SOURCE DATA –
........
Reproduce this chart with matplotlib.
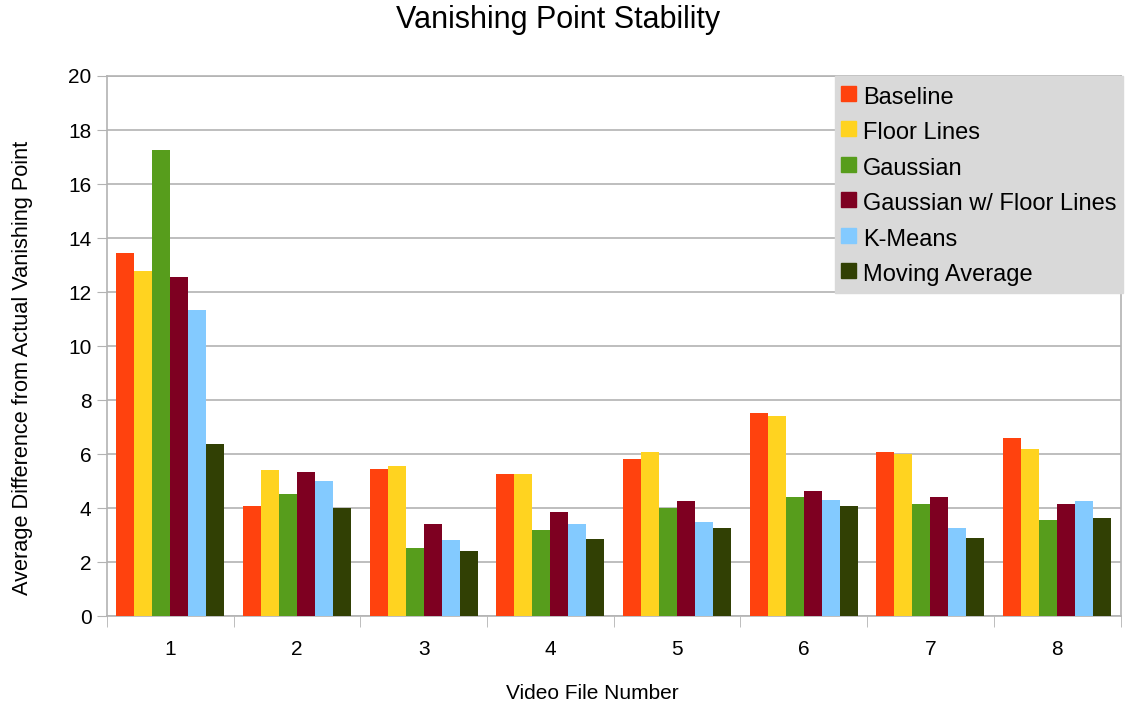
import matplotlib
matplotlib.use("Agg")
import matplotlib.pyplot as plt
from matplotlib.lines import Line2D
import numpy as np

plt.rcParams['font.family'] = ['Liberation Sans', 'DejaVu Sans']

videos = ['1', '2', '3', '4', '5', '6', '7', '8']
series_names = ['Baseline', 'Floor Lines', 'Gaussian', 'Gaussian w/ Floor Lines',
                'K-Means', 'Moving Average']
baseline = [13.43, 4.07, 5.47, 5.28, 5.81, 7.54, 6.07, 6.60]
floor_lines = [12.78, 5.41, 5.57, 5.28, 6.07, 7.41, 5.99, 6.21]
gaussian = [17.26, 4.54, 2.54, 3.21, 4.01, 4.42, 4.16, 3.58]
gaussian_floor = [12.57, 5.35, 3.42, 3.86, 4.25, 4.62, 4.42, 4.16]
kmeans = [11.33, 5.00, 2.81, 3.43, 3.48, 4.30, 3.25, 4.27]
moving_avg = [6.36, 4.02, 2.42, 2.85, 3.27, 4.07, 2.91, 3.65]
colors = ['#ff420e', '#ffd320', '#579d1c', '#7e0021', '#83caff', '#314004']

all_series = [baseline, floor_lines, gaussian, gaussian_floor, kmeans, moving_avg]

fig = plt.figure(figsize=(11.25, 7.1), dpi=100)
ax = fig.add_axes([0.095, 0.132, 0.901, 0.761])

x = np.arange(len(videos))
bw = 0.142
for i, (vals, name, c) in enumerate(zip(all_series, series_names, colors)):
    ax.bar(x + (i - 2.5) * bw, vals, bw, color=c, label=name, zorder=3)

ax.set_xlim(-0.5, len(videos) - 0.5)
ax.set_ylim(0, 20)
ax.set_yticks(range(0, 21, 2))
ax.set_xticks(x)
ax.set_xticklabels(videos)
ax.set_xticks(np.arange(-0.5, len(videos)), minor=True)
ax.tick_params(axis='x', which='major', length=0, pad=17, labelsize=15)
ax.tick_params(axis='x', which='minor', length=8, color='#b3b3b3')
ax.tick_params(axis='y', length=7, color='#b3b3b3', labelsize=15, pad=4)
ax.grid(axis='y', color='#b3b3b3', linewidth=1.2, zorder=0)
for s in ax.spines.values():
    s.set_color('#b3b3b3')
    s.set_linewidth(1.2)

fig.text(0.496, 1 - 20 / 710, 'Vanishing Point Stability', fontsize=22,
         ha='center', va='center')
ax.set_xlabel('Video File Number', fontsize=15)
ax.xaxis.set_label_coords(0.479, -0.126)
ax.set_ylabel('Average Difference from Actual Vanishing Point', fontsize=15.7)
ax.yaxis.set_label_coords(-0.073, 0.46)

# square swatches in the legend
handles = [Line2D([], [], marker='s', linestyle='none', markersize=10.8,
                  markerfacecolor=c, markeredgecolor=c) for c in colors]
leg = ax.legend(handles, series_names, loc='upper right',
                bbox_to_anchor=(1.002, 1.0), fontsize=17,
                frameon=True, fancybox=False, facecolor='#d9d9d9', edgecolor='#d9d9d9',
                framealpha=1, handlelength=0.65, handleheight=1.47, handletextpad=0.3,
                labelspacing=0.3, borderpad=0.25, borderaxespad=0.0)
leg.get_frame().set_boxstyle('square', pad=0)
leg.set_zorder(5)

fig.savefig('out.png', dpi=100)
........
EXERCISE DESCRIPTION – Starting with the first line of the data above and ending with the line containing "gaussian_floor, kmeans, moving_avg]", please restate every line exactly, leaving images out.

RIGHT ANSWER –
Reproduce this chart with matplotlib.
import matplotlib
matplotlib.use("Agg")
import matplotlib.pyplot as plt
from matplotlib.lines import Line2D
import numpy as np

plt.rcParams['font.family'] = ['Liberation Sans', 'DejaVu Sans']

videos = ['1', '2', '3', '4', '5', '6', '7', '8']
series_names = ['Baseline', 'Floor Lines', 'Gaussian', 'Gaussian w/ Floor Lines',
                'K-Means', 'Moving Average']
baseline = [13.43, 4.07, 5.47, 5.28, 5.81, 7.54, 6.07, 6.60]
floor_lines = [12.78, 5.41, 5.57, 5.28, 6.07, 7.41, 5.99, 6.21]
gaussian = [17.26, 4.54, 2.54, 3.21, 4.01, 4.42, 4.16, 3.58]
gaussian_floor = [12.57, 5.35, 3.42, 3.86, 4.25, 4.62, 4.42, 4.16]
kmeans = [11.33, 5.00, 2.81, 3.43, 3.48, 4.30, 3.25, 4.27]
moving_avg = [6.36, 4.02, 2.42, 2.85, 3.27, 4.07, 2.91, 3.65]
colors = ['#ff420e', '#ffd320', '#579d1c', '#7e0021', '#83caff', '#314004']

all_series = [baseline, floor_lines, gaussian, gaussian_floor, kmeans, moving_avg]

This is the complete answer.